Input data
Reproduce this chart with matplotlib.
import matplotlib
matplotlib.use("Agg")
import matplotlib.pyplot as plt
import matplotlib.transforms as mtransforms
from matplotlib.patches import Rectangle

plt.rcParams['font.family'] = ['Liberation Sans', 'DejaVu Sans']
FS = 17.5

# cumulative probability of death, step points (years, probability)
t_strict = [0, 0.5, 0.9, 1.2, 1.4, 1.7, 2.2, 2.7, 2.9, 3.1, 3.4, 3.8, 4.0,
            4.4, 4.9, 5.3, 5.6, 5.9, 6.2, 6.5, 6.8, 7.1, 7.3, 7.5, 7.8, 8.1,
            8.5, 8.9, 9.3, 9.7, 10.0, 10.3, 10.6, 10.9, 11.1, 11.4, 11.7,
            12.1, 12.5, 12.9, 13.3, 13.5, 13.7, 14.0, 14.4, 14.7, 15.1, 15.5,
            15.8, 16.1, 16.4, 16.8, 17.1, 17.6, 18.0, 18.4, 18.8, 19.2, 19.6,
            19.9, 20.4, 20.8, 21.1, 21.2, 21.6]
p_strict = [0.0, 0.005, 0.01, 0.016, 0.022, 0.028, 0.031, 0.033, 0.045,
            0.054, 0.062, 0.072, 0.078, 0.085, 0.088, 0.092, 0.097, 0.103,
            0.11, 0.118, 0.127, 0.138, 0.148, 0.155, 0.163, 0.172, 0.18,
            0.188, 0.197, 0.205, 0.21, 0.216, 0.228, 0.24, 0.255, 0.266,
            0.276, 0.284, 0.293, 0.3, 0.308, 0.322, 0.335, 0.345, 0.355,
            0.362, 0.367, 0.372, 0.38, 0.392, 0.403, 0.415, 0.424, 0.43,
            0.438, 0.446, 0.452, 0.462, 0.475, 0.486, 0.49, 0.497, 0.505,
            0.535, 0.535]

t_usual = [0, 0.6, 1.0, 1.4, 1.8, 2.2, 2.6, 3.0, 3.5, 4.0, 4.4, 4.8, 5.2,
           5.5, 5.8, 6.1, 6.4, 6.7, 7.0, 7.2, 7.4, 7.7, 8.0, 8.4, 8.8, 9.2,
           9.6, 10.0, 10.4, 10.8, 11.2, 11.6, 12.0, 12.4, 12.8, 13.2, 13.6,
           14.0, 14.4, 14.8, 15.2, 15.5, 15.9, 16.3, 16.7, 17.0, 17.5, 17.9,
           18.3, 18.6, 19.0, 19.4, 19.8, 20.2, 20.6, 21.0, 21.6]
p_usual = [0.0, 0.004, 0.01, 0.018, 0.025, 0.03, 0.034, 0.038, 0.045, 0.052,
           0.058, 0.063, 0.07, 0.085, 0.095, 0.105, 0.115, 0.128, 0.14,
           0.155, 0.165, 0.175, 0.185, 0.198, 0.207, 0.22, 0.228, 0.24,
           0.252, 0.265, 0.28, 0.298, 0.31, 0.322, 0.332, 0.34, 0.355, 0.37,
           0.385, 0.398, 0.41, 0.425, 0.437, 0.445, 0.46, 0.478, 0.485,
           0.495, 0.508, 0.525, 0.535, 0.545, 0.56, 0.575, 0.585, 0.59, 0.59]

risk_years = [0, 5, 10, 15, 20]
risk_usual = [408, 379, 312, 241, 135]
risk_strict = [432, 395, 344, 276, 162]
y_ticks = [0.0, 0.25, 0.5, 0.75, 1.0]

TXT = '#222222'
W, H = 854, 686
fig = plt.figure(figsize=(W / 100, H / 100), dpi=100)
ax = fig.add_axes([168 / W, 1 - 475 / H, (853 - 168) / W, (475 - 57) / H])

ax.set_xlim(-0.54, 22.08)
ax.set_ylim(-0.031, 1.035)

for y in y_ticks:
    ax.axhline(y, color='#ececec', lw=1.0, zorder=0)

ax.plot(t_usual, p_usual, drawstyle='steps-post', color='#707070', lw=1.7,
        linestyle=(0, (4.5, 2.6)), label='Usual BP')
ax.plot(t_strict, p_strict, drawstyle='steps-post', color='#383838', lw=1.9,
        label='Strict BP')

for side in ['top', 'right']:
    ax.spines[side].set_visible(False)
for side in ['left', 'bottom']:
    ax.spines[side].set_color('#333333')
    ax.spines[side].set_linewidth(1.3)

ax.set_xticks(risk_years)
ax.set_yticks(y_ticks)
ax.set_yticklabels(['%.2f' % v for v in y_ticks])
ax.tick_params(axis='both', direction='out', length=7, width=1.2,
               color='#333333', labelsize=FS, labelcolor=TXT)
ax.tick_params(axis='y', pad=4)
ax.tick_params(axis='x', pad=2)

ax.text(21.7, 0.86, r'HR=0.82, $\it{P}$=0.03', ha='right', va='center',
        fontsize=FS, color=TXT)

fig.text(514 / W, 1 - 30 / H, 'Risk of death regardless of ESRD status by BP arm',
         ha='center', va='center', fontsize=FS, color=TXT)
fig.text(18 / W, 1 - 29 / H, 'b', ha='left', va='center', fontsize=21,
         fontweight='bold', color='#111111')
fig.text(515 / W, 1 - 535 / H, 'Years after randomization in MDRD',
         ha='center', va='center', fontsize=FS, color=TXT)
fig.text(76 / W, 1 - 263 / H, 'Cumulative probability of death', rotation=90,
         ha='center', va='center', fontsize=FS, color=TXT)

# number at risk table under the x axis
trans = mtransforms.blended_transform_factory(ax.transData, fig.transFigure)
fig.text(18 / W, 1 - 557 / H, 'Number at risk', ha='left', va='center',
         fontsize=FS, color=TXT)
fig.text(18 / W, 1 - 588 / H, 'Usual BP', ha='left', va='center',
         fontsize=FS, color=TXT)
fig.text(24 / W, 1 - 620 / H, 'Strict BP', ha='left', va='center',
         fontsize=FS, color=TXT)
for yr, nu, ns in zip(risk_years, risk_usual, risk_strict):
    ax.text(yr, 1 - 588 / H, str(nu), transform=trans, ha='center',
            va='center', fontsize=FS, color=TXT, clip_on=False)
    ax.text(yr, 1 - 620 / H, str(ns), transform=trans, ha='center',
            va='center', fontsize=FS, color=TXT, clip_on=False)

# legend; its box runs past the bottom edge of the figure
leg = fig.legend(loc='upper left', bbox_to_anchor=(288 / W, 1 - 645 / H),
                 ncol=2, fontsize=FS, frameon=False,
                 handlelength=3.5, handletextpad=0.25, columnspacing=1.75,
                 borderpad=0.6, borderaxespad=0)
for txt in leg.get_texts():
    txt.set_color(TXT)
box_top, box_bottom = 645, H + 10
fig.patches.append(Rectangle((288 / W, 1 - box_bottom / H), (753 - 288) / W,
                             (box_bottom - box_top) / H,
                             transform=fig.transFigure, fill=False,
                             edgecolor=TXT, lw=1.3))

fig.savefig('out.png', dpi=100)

* * *

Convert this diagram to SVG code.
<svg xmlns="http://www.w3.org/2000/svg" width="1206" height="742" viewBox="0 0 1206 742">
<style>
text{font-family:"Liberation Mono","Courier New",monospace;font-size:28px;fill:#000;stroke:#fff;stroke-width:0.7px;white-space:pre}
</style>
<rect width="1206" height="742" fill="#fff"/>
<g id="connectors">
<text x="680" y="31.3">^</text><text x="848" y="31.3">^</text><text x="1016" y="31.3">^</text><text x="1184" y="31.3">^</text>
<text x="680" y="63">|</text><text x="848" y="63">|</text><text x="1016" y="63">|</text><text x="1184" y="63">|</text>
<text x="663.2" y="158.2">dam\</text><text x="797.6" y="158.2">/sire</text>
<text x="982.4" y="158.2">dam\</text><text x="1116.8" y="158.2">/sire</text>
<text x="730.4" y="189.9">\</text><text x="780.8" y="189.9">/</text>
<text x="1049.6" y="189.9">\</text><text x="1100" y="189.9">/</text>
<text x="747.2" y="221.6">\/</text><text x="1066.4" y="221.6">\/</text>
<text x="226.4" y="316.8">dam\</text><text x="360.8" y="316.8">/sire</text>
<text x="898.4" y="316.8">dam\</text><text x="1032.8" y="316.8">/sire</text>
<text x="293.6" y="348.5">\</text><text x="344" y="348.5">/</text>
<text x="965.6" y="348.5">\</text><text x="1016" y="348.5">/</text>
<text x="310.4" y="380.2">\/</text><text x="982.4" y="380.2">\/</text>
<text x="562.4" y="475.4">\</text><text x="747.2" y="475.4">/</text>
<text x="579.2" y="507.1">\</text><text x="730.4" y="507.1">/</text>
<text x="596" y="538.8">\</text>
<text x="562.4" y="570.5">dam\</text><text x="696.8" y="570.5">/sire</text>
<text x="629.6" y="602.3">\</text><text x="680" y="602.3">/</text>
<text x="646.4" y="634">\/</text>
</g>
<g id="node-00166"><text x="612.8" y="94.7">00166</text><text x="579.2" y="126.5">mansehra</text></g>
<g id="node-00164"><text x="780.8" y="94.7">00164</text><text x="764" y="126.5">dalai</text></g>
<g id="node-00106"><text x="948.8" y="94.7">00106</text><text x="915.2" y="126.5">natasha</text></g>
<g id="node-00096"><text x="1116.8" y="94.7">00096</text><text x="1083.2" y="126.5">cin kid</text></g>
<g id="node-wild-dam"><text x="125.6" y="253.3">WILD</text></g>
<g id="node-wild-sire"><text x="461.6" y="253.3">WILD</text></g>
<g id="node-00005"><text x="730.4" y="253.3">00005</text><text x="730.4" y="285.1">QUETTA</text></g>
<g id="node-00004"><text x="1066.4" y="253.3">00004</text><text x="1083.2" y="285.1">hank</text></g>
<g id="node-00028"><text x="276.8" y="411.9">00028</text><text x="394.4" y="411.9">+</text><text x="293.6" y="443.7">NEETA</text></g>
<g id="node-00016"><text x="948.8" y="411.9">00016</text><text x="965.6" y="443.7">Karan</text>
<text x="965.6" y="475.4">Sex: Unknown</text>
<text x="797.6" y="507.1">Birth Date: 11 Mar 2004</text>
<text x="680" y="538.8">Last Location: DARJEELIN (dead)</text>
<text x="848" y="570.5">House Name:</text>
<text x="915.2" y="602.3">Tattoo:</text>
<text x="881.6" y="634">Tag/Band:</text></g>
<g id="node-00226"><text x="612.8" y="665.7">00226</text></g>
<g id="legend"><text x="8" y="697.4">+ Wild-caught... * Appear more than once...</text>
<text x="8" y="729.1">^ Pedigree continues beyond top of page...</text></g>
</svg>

Exercise
The line containing "Reproduce this chart with matplotlib." opens the part, and the line containing "y_ticks = [0.0, 0.25, 0.5, 0.75, 1.0]" closes it. Output that part exactly, with both, and only that.

Solution for this task
Reproduce this chart with matplotlib.
import matplotlib
matplotlib.use("Agg")
import matplotlib.pyplot as plt
import matplotlib.transforms as mtransforms
from matplotlib.patches import Rectangle

plt.rcParams['font.family'] = ['Liberation Sans', 'DejaVu Sans']
FS = 17.5

# cumulative probability of death, step points (years, probability)
t_strict = [0, 0.5, 0.9, 1.2, 1.4, 1.7, 2.2, 2.7, 2.9, 3.1, 3.4, 3.8, 4.0,
            4.4, 4.9, 5.3, 5.6, 5.9, 6.2, 6.5, 6.8, 7.1, 7.3, 7.5, 7.8, 8.1,
            8.5, 8.9, 9.3, 9.7, 10.0, 10.3, 10.6, 10.9, 11.1, 11.4, 11.7,
            12.1, 12.5, 12.9, 13.3, 13.5, 13.7, 14.0, 14.4, 14.7, 15.1, 15.5,
            15.8, 16.1, 16.4, 16.8, 17.1, 17.6, 18.0, 18.4, 18.8, 19.2, 19.6,
            19.9, 20.4, 20.8, 21.1, 21.2, 21.6]
p_strict = [0.0, 0.005, 0.01, 0.016, 0.022, 0.028, 0.031, 0.033, 0.045,
            0.054, 0.062, 0.072, 0.078, 0.085, 0.088, 0.092, 0.097, 0.103,
            0.11, 0.118, 0.127, 0.138, 0.148, 0.155, 0.163, 0.172, 0.18,
            0.188, 0.197, 0.205, 0.21, 0.216, 0.228, 0.24, 0.255, 0.266,
            0.276, 0.284, 0.293, 0.3, 0.308, 0.322, 0.335, 0.345, 0.355,
            0.362, 0.367, 0.372, 0.38, 0.392, 0.403, 0.415, 0.424, 0.43,
            0.438, 0.446, 0.452, 0.462, 0.475, 0.486, 0.49, 0.497, 0.505,
            0.535, 0.535]

t_usual = [0, 0.6, 1.0, 1.4, 1.8, 2.2, 2.6, 3.0, 3.5, 4.0, 4.4, 4.8, 5.2,
           5.5, 5.8, 6.1, 6.4, 6.7, 7.0, 7.2, 7.4, 7.7, 8.0, 8.4, 8.8, 9.2,
           9.6, 10.0, 10.4, 10.8, 11.2, 11.6, 12.0, 12.4, 12.8, 13.2, 13.6,
           14.0, 14.4, 14.8, 15.2, 15.5, 15.9, 16.3, 16.7, 17.0, 17.5, 17.9,
           18.3, 18.6, 19.0, 19.4, 19.8, 20.2, 20.6, 21.0, 21.6]
p_usual = [0.0, 0.004, 0.01, 0.018, 0.025, 0.03, 0.034, 0.038, 0.045, 0.052,
           0.058, 0.063, 0.07, 0.085, 0.095, 0.105, 0.115, 0.128, 0.14,
           0.155, 0.165, 0.175, 0.185, 0.198, 0.207, 0.22, 0.228, 0.24,
           0.252, 0.265, 0.28, 0.298, 0.31, 0.322, 0.332, 0.34, 0.355, 0.37,
           0.385, 0.398, 0.41, 0.425, 0.437, 0.445, 0.46, 0.478, 0.485,
           0.495, 0.508, 0.525, 0.535, 0.545, 0.56, 0.575, 0.585, 0.59, 0.59]

risk_years = [0, 5, 10, 15, 20]
risk_usual = [408, 379, 312, 241, 135]
risk_strict = [432, 395, 344, 276, 162]
y_ticks = [0.0, 0.25, 0.5, 0.75, 1.0]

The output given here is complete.